‘Ukraine can use any weapons supplied by the UK to launch strikes on Russia’s Crimean Peninsula, British Defence Secretary Grant Shapps confirmed to journalists. London considers the region, which joined Russia in 2014 following a referendum, to be an “integral part of Ukraine,” he said.
Russia has already warned that it could retaliate to any strikes by attacking British military targets in Ukraine and beyond.
Speaking at a Royal Navy conference in the British capital, Shapps maintained that a victory for Russia would be “unimaginable and unacceptable” for the UK, and called for intensified arms deliveries to Kiev.
When asked specifically about the weapons the UK has supplied to Ukraine, the defence secretary replied that “we have provided munitions for weapons to be used in the territory of Ukraine, including Crimea.” He refused to reveal further details about the exact agreements reached by London and Kiev, saying he would “not go beyond that in talking about tactics.”
Earlier in May, British Foreign Secretary David Cameron told Reuters that Ukraine had the right to use long-range missiles sent by the UK to strike deep inside Russia. Moscow condemned the remarks, summoning London’s ambassador to warn him about possible retaliation, should British weapons be used in Ukrainian strikes on Russian territory.
A potential response could involve strikes against “any British military facilities and equipment on the territory of Ukraine and beyond,” the Russian Foreign Ministry said. Cameron’s words de-facto “recognized his country as a party to the conflict,” it added.
The ministry also said British weapons are being actively used by Kiev in “terrorist attacks on civilian infrastructure and the civilian population of Donbass and other Russian regions.” Russian diplomats further accused London of using arms supplies to Ukraine to gain a more prominent position within NATO.
The UK remains one of the largest donors of weaponry to Kiev, providing £7.1 billion ($8.9 billion) in assistance since the start of the Russia-Ukraine conflict in February 2022, according to Sergey Belyaev, head of the Russian Foreign Ministry’s Second European Department.’
‘Moscow will retaliate against British targets in Ukraine or elsewhere if Kiev uses UK-provided missiles to strike Russian territory, the Foreign Ministry told London’s ambassador.
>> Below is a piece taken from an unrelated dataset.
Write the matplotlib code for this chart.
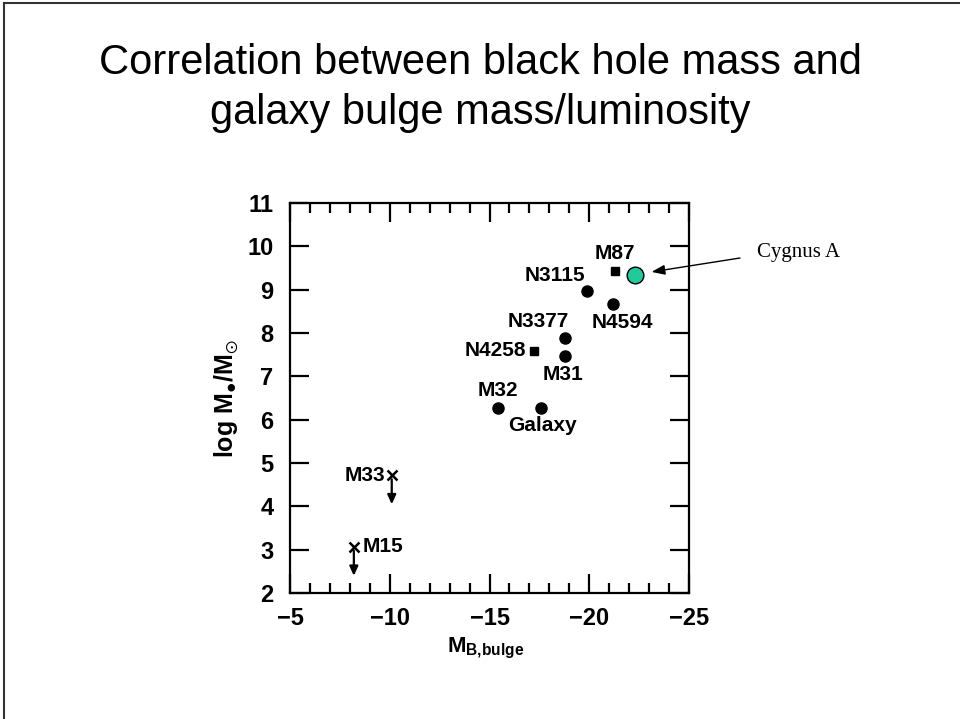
import matplotlib
matplotlib.use("Agg")
import matplotlib.pyplot as plt
from matplotlib.ticker import MultipleLocator
from matplotlib.transforms import offset_copy
from matplotlib.lines import Line2D

plt.rcParams.update({
    "mathtext.fontset": "custom",
    "mathtext.rm": "Liberation Sans:bold",
    "mathtext.it": "Liberation Sans:bold",
    "mathtext.bf": "Liberation Sans:bold",
    "mathtext.sf": "Liberation Sans:bold",
    "mathtext.fallback": "stixsans",
    "mathtext.default": "regular",
})

# Galaxies with measured black hole masses (filled circles)
circle_names = ["N3115", "N4594", "N3377", "M31", "M32", "Galaxy"]
circle_mag = [-19.87, -21.17, -18.78, -18.78, -15.44, -17.57]
circle_logm = [8.98, 8.68, 7.88, 7.48, 6.28, 6.28]

# Masses from maser / gas disk dynamics (filled squares)
square_names = ["M87", "N4258"]
square_mag = [-21.3, -17.25]
square_logm = [9.44, 7.59]

# Upper limits (crosses with downward arrows)
limit_names = ["M33", "M15"]
limit_mag = [-10.1, -8.2]
limit_logm = [4.72, 3.07]

# Cygnus A
cyg_mag = -22.3
cyg_logm = 9.35

fig = plt.figure(figsize=(9.6, 7.19), dpi=100)
fig.patch.set_facecolor("white")

# slide frame (top and left edges)
fig.add_artist(Line2D([0.0042, 0.0042], [0, 0.9958], transform=fig.transFigure,
                      color="#333333", lw=1.5))
fig.add_artist(Line2D([0.0042, 1], [0.9958, 0.9958], transform=fig.transFigure,
                      color="#333333", lw=1.5))

title_font = dict(family="Liberation Sans", fontsize=30, color="black", ha="center",
                  va="baseline")
fig.text(0.5, 1 - 74 / 719, "Correlation between black hole mass and", **title_font)
fig.text(0.5, 1 - 124 / 719, "galaxy bulge mass/luminosity", **title_font)

ax = fig.add_axes([290 / 960, 1 - 593 / 719, 399 / 960, 390 / 719])
ax.set_xlim(-5, -25)
ax.set_ylim(2, 11)

for s in ax.spines.values():
    s.set_linewidth(1.6)

ax.xaxis.set_major_locator(MultipleLocator(5))
ax.xaxis.set_minor_locator(MultipleLocator(1))
ax.yaxis.set_major_locator(MultipleLocator(1))
ax.tick_params(axis="both", which="both", direction="in", top=True, right=True,
               width=1.6)
ax.tick_params(axis="both", which="major", length=14)
ax.tick_params(axis="x", which="minor", length=7)
ax.tick_params(axis="y", which="major", pad=12)
ax.tick_params(axis="x", which="major", pad=10)
for lab in ax.get_xticklabels() + ax.get_yticklabels():
    lab.set_fontfamily("Liberation Sans")
    lab.set_fontweight("bold")
    lab.set_fontsize(17)

ax.set_ylabel("log M$_{\u25cf}$/M$_{\\odot}$", fontsize=18, fontweight="bold",
              fontfamily="Liberation Sans")
ax.yaxis.set_label_coords(-0.122, 0.5)
ax.set_xlabel("M$_{B{,}bulge}$", fontsize=16, fontweight="bold",
              fontfamily="Liberation Sans")
ax.xaxis.set_label_coords(0.49, -0.11)

ax.plot(circle_mag, circle_logm, "o", color="black", markersize=8, linestyle="none")
ax.plot(square_mag, square_logm, "s", color="black", markersize=6, linestyle="none")
ax.plot(limit_mag, limit_logm, "x", color="black", markersize=7, mew=1.8,
        linestyle="none")
ax.plot([cyg_mag], [cyg_logm], "o", markerfacecolor="#22C99A",
        markeredgecolor="black", markeredgewidth=1.0, markersize=12, zorder=5)

label_font = dict(fontsize=15, fontweight="bold", family="Liberation Sans",
                  textcoords="offset points", va="center")
# (dx, dy, ha) offsets in points for each label
offsets = {
    "N3115": (-23, 11, "center"),
    "N4594": (7, -14, "center"),
    "N3377": (-19, 12, "center"),
    "M31": (-1.5, -14, "center"),
    "M32": (0, 12, "center"),
    "Galaxy": (1.5, -13, "center"),
    "M87": (0, 12, "center"),
    "N4258": (-6, 0, "right"),
    "M33": (-5, 0, "right"),
    "M15": (6, 0, "left"),
}
all_names = circle_names + square_names + limit_names
all_x = circle_mag + square_mag + limit_mag
all_y = circle_logm + square_logm + limit_logm
for n, x, y in zip(all_names, all_x, all_y):
    dx, dy, ha = offsets[n]
    ax.annotate(n, (x, y), xytext=(dx, dy), ha=ha, **label_font)

# downward arrows on the upper limits
down = offset_copy(ax.transData, fig=fig, y=-21, units="points")
for x, y in zip(limit_mag, limit_logm):
    ax.annotate("", xy=(x, y), xycoords=down, xytext=(x, y), textcoords="data",
                arrowprops=dict(arrowstyle="-|>,head_length=0.55,head_width=0.25",
                                color="black", lw=1.6, shrinkA=3, shrinkB=0))

# Cygnus A callout
fig.text(757 / 960, 1 - 252 / 719, "Cygnus A", family="Liberation Serif",
         fontsize=15, va="center", ha="left")
ax.annotate("", xy=(cyg_mag, cyg_logm), xycoords="data",
            xytext=(740, 719 - 258), textcoords="figure pixels",
            arrowprops=dict(arrowstyle="-|>,head_length=0.8,head_width=0.3",
                            color="black", lw=1.0, shrinkA=0, shrinkB=12))

fig.savefig("out.png", dpi=100)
Ambassador Nigel Casey was summoned to the ministry following remarks by British Foreign Secretary David Cameron to Reuters that Ukraine has the right to use long-range missiles sent by the UK to strike deep inside Russia.
”Casey was warned that the response to Ukrainian strikes using British weapons on Russian territory could be any British military facilities and equipment on the territory of Ukraine and beyond,” the Russian Foreign Ministry said in a statement following the meeting.
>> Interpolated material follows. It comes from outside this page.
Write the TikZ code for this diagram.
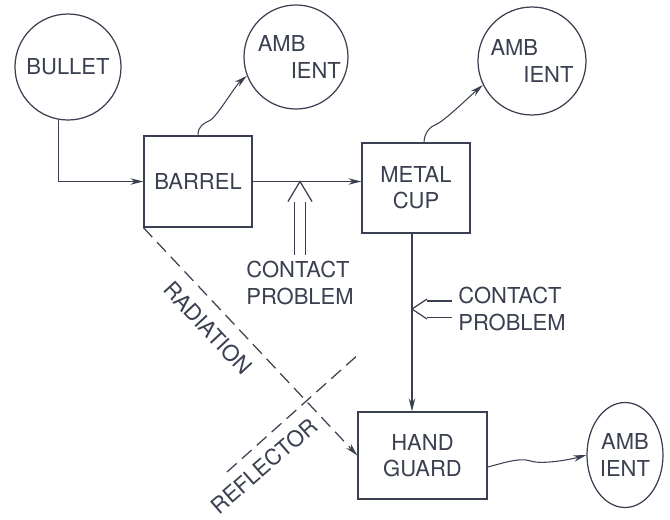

The US and its allies had previously qualified their deliveries of long-range weapons to Kiev by saying they could only be used on territories that Ukraine claims as its own – Crimea, the People’s Republics of Donetsk and Lugansk, and Kherson and Zaporozhye Regions.
According to the Russian Foreign Ministry, Cameron’s statements to the contrary “de facto recognized his country as a party to the conflict.”
Russia understands Cameron’s comments as “evidence of a serious escalation and confirmation of London’s increasing involvement in military operations on the side of Kiev,” the ministry added.
Casey was urged to “think about the inevitable catastrophic consequences of such hostile steps from London and to immediately refute in the most decisive and unequivocal manner the bellicose provocative statements of the head of the Foreign Office.”
Earlier the Russian Defence Ministry announced an exercise to test the deployment of tactical nuclear weapons. President Vladimir Putin ordered the drills after “provocative statements and threats” by Western officials, the military said.
Moscow hopes the drills will “cool down the ‘hot heads’ in Western capitals and help them understand the possible catastrophic consequences of the strategic risks they generate,” as well as “keep them from both assisting the Kiev regime in its terrorist actions and being drawn into a direct armed confrontation with Russia,” the Foreign Ministry said in a follow-up statement.’